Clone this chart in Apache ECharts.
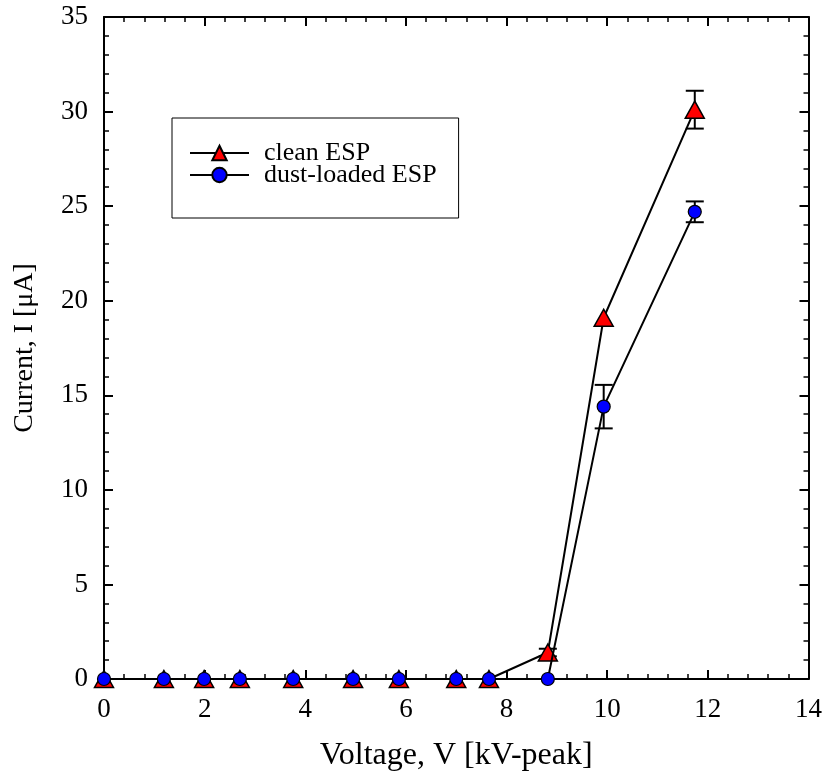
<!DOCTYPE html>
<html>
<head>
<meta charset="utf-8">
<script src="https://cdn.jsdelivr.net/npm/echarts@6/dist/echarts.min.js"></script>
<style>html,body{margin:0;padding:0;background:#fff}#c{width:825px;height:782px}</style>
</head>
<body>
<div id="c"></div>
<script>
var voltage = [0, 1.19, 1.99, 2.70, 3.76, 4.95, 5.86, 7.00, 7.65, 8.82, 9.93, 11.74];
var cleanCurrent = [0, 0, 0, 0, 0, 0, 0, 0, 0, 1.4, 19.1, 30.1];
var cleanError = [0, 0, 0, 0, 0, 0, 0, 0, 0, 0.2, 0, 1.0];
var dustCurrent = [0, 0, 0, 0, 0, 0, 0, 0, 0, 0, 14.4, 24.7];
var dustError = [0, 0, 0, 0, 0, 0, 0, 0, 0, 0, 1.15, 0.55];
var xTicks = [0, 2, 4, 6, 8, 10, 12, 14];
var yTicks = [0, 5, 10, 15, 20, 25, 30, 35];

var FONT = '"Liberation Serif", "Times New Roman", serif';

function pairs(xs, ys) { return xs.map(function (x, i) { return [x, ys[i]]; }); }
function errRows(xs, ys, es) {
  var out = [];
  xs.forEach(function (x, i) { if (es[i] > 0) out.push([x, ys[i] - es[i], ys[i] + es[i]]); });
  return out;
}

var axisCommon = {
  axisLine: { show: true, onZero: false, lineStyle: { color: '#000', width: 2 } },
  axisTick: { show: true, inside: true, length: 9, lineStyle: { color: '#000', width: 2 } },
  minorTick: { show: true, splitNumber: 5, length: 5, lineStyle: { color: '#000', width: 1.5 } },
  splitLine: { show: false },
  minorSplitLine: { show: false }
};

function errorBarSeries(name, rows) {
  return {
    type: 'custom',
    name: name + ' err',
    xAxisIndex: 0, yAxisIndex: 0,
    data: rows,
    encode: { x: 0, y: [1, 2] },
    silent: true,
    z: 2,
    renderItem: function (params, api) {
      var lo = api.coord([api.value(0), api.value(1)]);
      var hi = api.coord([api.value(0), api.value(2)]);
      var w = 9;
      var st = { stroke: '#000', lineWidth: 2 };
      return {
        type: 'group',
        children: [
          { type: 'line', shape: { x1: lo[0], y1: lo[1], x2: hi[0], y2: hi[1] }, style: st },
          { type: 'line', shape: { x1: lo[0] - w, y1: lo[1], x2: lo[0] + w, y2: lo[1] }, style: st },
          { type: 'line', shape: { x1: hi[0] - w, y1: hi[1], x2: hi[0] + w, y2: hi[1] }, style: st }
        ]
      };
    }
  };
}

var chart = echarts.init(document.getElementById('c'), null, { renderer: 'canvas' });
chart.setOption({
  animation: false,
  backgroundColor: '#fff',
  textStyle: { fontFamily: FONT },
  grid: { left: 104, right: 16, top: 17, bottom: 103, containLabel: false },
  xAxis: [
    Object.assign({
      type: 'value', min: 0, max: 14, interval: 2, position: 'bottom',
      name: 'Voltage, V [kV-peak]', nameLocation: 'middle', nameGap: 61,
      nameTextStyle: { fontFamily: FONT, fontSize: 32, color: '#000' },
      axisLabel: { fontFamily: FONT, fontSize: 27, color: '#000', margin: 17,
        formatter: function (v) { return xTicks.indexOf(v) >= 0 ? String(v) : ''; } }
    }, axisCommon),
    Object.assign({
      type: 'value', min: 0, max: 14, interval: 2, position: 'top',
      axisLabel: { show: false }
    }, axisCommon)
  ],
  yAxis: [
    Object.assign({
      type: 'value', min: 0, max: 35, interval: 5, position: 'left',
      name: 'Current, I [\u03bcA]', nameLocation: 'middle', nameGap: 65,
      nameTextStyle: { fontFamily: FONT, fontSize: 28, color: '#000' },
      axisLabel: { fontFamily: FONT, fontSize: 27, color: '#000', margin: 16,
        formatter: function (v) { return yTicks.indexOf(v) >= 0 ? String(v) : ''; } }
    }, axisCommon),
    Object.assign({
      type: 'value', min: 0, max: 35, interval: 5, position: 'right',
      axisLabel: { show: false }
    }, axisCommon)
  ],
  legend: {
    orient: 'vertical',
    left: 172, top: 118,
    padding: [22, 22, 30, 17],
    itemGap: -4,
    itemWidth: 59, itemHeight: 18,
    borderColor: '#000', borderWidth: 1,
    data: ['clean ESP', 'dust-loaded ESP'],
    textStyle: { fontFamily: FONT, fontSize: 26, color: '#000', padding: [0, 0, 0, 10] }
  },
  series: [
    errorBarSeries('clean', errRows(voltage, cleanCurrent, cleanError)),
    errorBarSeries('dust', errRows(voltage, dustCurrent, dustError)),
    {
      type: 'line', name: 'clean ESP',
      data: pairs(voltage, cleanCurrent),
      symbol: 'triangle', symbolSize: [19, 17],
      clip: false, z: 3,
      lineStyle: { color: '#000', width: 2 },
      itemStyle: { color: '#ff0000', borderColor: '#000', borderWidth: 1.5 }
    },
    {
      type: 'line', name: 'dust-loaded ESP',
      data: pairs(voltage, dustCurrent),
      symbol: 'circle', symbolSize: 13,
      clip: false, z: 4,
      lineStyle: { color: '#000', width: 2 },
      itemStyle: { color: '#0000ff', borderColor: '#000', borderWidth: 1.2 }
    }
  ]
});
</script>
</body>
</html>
--
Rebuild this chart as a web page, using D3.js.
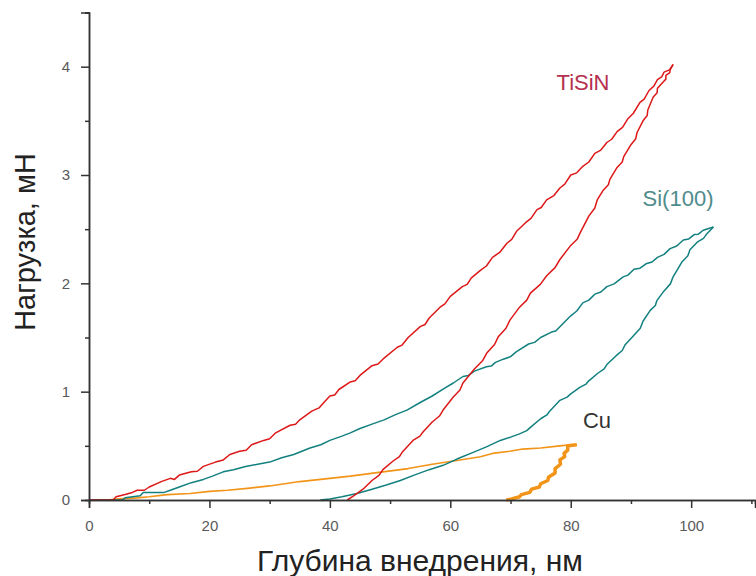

— EXERCISE PROMPT —
Show each line holding the word "this".

— OUTPUT BELOW —
Clone this chart in Apache ECharts.
Rebuild this chart as a web page, using D3.js.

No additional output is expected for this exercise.